As was common in the nineteenth century, Elizabeth Cady Stanton was raised in an extremely large family by today’s standards. She was the eighth of eleven children, however several were lost to either birth complications or the rigours of life at the time.

Stanton was indoctrinated into the ways of the law, and how it could be manipulated, when her father, a noted lawyer and former Congressman, exposed her early and often to the inner-workings of his profession.

Stanton’s mother herself was an imposing figure, and hailed from a line of American settlers that fought in the country’s revolutionary war. As such, Stanton’s blood seemed destined to course with curiosity and stubbornness. 
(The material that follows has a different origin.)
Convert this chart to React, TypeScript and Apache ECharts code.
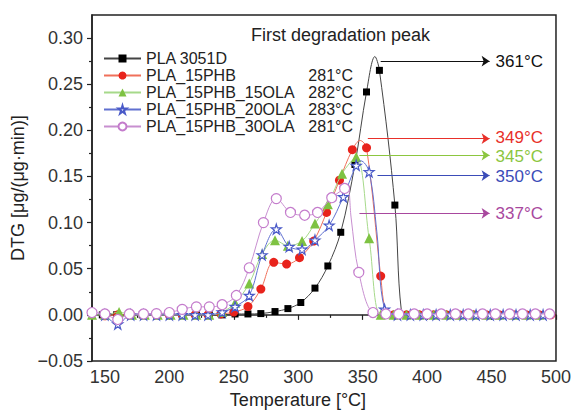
import React, { useEffect, useRef } from 'react';
import * as echarts from 'echarts';

const xTickLabels = [150, 200, 250, 300, 350, 400, 450, 500];
const xMinorTicks = [175, 225, 275, 325, 375, 425, 475];
const yTickLabels = [-0.05, 0, 0.05, 0.1, 0.15, 0.2, 0.25, 0.3];
const yMinorTicks = [-0.025, 0.025, 0.075, 0.125, 0.175, 0.225, 0.275];

const seriesNames = ['PLA 3051D', 'PLA_15PHB', 'PLA_15PHB_15OLA', 'PLA_15PHB_20OLA', 'PLA_15PHB_30OLA'];
const legendTemps = ['', '281°C', '282°C', '283°C', '281°C'];
const peakLabels = ['361°C', '349°C', '345°C', '350°C', '337°C'];
const peakArrowY = [0.275, 0.191, 0.173, 0.151, 0.11];
const peakArrowStart = [364, 354, 347.5, 361.5, 347.5];
const peakArrowEnd = 448.5;
const peakLabelShift = [0, -1.5, 1.5, 0.5, 0];

const tempBlack = [148, 159, 169, 179, 190, 200, 210, 221, 231, 241, 251, 261, 271, 282, 292, 302, 313, 323, 333, 344, 353, 363, 375, 385, 395, 406, 416, 426, 437, 447, 457, 468, 478, 488];
const dtgBlack = [0, 0, 0, 0, 0, 0, 0, 0, 0, 0, 0.001, 0.001, 0.0014, 0.0036, 0.0068, 0.0134, 0.029, 0.053, 0.0895, 0.163, 0.2416, 0.265, 0.119, 0, 0, 0, 0, 0, 0, 0, 0, 0, 0, 0];
const curveBlack = [[359.5, 0.28], [380, 0.005]];

const tempRed = [150, 160, 170, 180, 190, 200, 210, 220, 230, 240, 250, 261, 271, 281, 291, 301, 312, 322, 332, 342, 353, 364, 374, 384, 394, 405, 415, 425, 436, 446, 456, 467, 477, 487, 496];
const dtgRed = [-0.001, 0, 0, 0, 0, 0, 0, 0, 0, 0.001, 0.003, 0.009, 0.028, 0.057, 0.055, 0.062, 0.08, 0.111, 0.146, 0.179, 0.181, 0.042, 0, 0, 0, 0, 0, 0, 0, 0, 0, 0, 0, 0, 0];
const curveRed = [[348, 0.189], [368, 0.004]];

const tempGreen = [140, 150, 161, 171, 181, 191, 201, 211, 221, 231, 241, 251, 262, 272, 282, 292, 303, 313, 323, 334, 345, 355, 364, 374, 384, 394, 405, 415, 425, 436, 446, 456, 467, 477, 487];
const dtgGreen = [0, 0, 0.003, 0, 0, 0, 0, 0, 0, 0, 0.003, 0.013, 0.034, 0.066, 0.081, 0.075, 0.08, 0.099, 0.12, 0.153, 0.171, 0.083, 0, 0, 0, 0, 0, 0, 0, 0, 0, 0, 0, 0, 0];
const curveGreen: number[][] = [];

const tempBlue = [150, 160, 170, 180, 190, 200, 210, 220, 230, 241, 251, 262, 272, 283, 293, 303, 313, 324, 335, 345, 355, 367, 377, 387, 397, 407, 418, 428, 438, 449, 459, 469, 480, 490];
const dtgBlue = [0, -0.01, 0, 0, 0, 0, 0, 0, 0, 0.003, 0.009, 0.021, 0.065, 0.093, 0.074, 0.071, 0.081, 0.097, 0.128, 0.162, 0.155, 0.006, 0, 0, 0, 0, 0, 0, 0, 0, 0, 0, 0, 0];
const curveBlue = [[348.5, 0.167], [361, 0.09]];

const tempPurple = [140, 150, 160, 169, 180, 190, 200, 210, 221, 231, 241, 252, 262, 273, 283, 294, 305, 315, 326, 336, 347, 358, 368, 378, 390, 400, 411, 422, 432, 443, 453, 464, 474, 484, 495];
const dtgPurple = [0.0025, 0.001, -0.005, 0.001, 0.001, 0.0014, 0.0025, 0.006, 0.0087, 0.0087, 0.011, 0.021, 0.051, 0.1, 0.126, 0.111, 0.108, 0.111, 0.127, 0.137, 0.046, 0.0025, 0.001, 0.001, 0.001, 0.001, 0.001, 0.001, 0.001, 0.001, 0.001, 0.001, 0.001, 0.001, 0.001];
const curvePurple = [[338.5, 0.139], [341, 0.106]];

const lineColors = ['#444444', '#f0705a', '#a6d98a', '#6070d0', '#c88fd0'];
const markerFill = ['#000000', '#e8231c', '#7ec242', '#ffffff', '#ffffff'];
const markerBorder = ['#000000', '#e8231c', '#7ec242', '#4a5ac8', '#c47ccc'];
const labelColors = ['#111111', '#e8302a', '#8cc63f', '#3b4cb8', '#a8489e'];
const symbols = ['rect', 'circle', 'triangle', 'path://M50,0 L61,35 L98,35 L68,57 L79,91 L50,70 L21,91 L32,57 L2,35 L39,35 Z', 'circle'];
const symbolSizes = [7, 9, 10, 10, 10];

const FONT = '"Liberation Sans", Arial, sans-serif';

function buildData(temps: number[], vals: number[], curve: number[][]) {
  const pts: any[] = temps.map((t, i) => ({ value: [t, vals[i]] }));
  curve.forEach((p) => pts.push({ value: [p[0], p[1]], symbol: 'none' }));
  pts.sort((a, b) => a.value[0] - b.value[0]);
  return pts;
}

export default function App() {
  const ref = useRef<HTMLDivElement>(null);
  useEffect(() => {
    if (!ref.current) return;
    const chart = echarts.init(ref.current, undefined, { renderer: 'svg' });
    const datasets = [
      buildData(tempBlack, dtgBlack, curveBlack),
      buildData(tempRed, dtgRed, curveRed),
      buildData(tempGreen, dtgGreen, curveGreen),
      buildData(tempBlue, dtgBlue, curveBlue),
      buildData(tempPurple, dtgPurple, curvePurple),
    ];
    const series = seriesNames.map((name, i) => ({
      name,
      type: 'line',
      xAxisIndex: 0,
      yAxisIndex: 0,
      data: datasets[i],
      smooth: 0.35,
      symbol: symbols[i],
      symbolSize: symbolSizes[i],
      showAllSymbol: true,
      lineStyle: { color: lineColors[i], width: 1 },
      itemStyle: { color: markerFill[i], borderColor: markerBorder[i], borderWidth: i >= 3 ? 1.2 : 0 },
      emphasis: { disabled: true },
      z: 2 + i,
      markLine: {
        silent: true,
        symbol: ['none', 'arrow'],
        symbolSize: 8,
        lineStyle: { color: labelColors[i], width: 1, type: 'solid' },
        label: {
          show: true,
          position: 'end',
          formatter: peakLabels[i],
          color: labelColors[i],
          fontSize: 17,
          lineHeight: 15,
          fontFamily: FONT,
          distance: 6,
          offset: [0, peakLabelShift[i]],
        },
        data: [[{ coord: [peakArrowStart[i], peakArrowY[i]] }, { coord: [peakArrowEnd, peakArrowY[i]] }]],
      },
    }));

    chart.setOption({
      animation: false,
      textStyle: { fontFamily: FONT },
      title: {
        text: 'First degradation peak',
        left: 251,
        top: 26,
        padding: 0,
        textStyle: { fontSize: 18, fontWeight: 'normal', color: '#222', fontFamily: FONT },
      },
      grid: { left: 92, right: 14, top: 15, bottom: 55, show: true, borderColor: '#222', borderWidth: 1.5, backgroundColor: 'transparent' },
      legend: {
        orient: 'vertical',
        left: 103,
        top: 50,
        padding: 0,
        itemGap: 0,
        itemWidth: 37,
        itemHeight: 10,
        data: seriesNames,
        formatter: (name: string) => {
          const i = seriesNames.indexOf(name);
          return legendTemps[i] ? `{n|${name}}{t|${legendTemps[i]}}` : `{n|${name}}`;
        },
        textStyle: {
          fontSize: 16,
          color: '#222',
          fontFamily: FONT,
          lineHeight: 17,
          rich: {
            n: { width: 163, fontSize: 16, fontFamily: FONT, color: '#222', lineHeight: 17 },
            t: { width: 44, align: 'right', fontSize: 16, fontFamily: FONT, color: '#222', lineHeight: 17 },
          },
        },
      },
      xAxis: [
        {
          type: 'value',
          min: 140,
          max: 500,
          name: 'Temperature [°C]',
          nameLocation: 'middle',
          nameGap: 30,
          nameTextStyle: { fontSize: 18, color: '#222', fontFamily: FONT, padding: [0, 52, 0, 0] },
          axisLine: { show: true, lineStyle: { color: '#222', width: 1.5 } },
          axisTick: { show: true, inside: false, length: 5, customValues: xTickLabels, lineStyle: { color: '#222', width: 1.2 } },
          axisLabel: { show: true, customValues: xTickLabels, fontSize: 18, color: '#333', margin: 7, fontFamily: FONT },
          splitLine: { show: false },
        },
        {
          type: 'value',
          min: 140,
          max: 500,
          position: 'bottom',
          axisLine: { show: false },
          axisTick: { show: true, inside: false, length: 3, customValues: xMinorTicks, lineStyle: { color: '#222', width: 1.2 } },
          axisLabel: { show: false },
          splitLine: { show: false },
        },
      ],
      yAxis: [
        {
          type: 'value',
          min: -0.05,
          max: 0.325,
          name: 'DTG [μg/(μg·min)]',
          nameLocation: 'middle',
          nameGap: 60,
          nameTextStyle: { fontSize: 18, color: '#222', fontFamily: FONT },
          axisLine: { show: true, lineStyle: { color: '#222', width: 1.5 } },
          axisTick: { show: true, inside: false, length: 5, customValues: yTickLabels, lineStyle: { color: '#222', width: 1.2 } },
          axisLabel: {
            show: true,
            customValues: yTickLabels,
            fontSize: 18,
            color: '#333',
            margin: 9,
            fontFamily: FONT,
            formatter: (v: number) => v.toFixed(2).replace('-', '\u2212'),
          },
          splitLine: { show: false },
        },
        {
          type: 'value',
          min: -0.05,
          max: 0.325,
          position: 'left',
          axisLine: { show: false },
          axisTick: { show: true, inside: false, length: 3, customValues: yMinorTicks, lineStyle: { color: '#222', width: 1.2 } },
          axisLabel: { show: false },
          splitLine: { show: false },
        },
      ],
      series,
    });
    return () => chart.dispose();
  }, []);
  return <div ref={ref} style={{ position: 'fixed', left: 0, top: 0, width: 574, height: 416, background: '#fff' }} />;
}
It was these traits that caused her to wonder why women at the time had virtually no rights, no claim to property and really no claim to their own children. Throughout her education, Stanton remained in pace and often overachieved the boys by whom she was surrounded. She received higher education at an all-female establishment, as colleges at the time accepted only males. This was a turning point for Stanton.

Through her natural motivation to fight against female oppression, Stanton also gravitated to another movement that sought to empower the oppressed: abolitionism. This dual fight created in Stanton an unquenchable thirst to help the disenfranchised of the time. Stanton finally achieved her life’s purpose when, along with Susan B. Anthony, she led the women’s suffrage movement to victory, handing women in the United States the right to vote.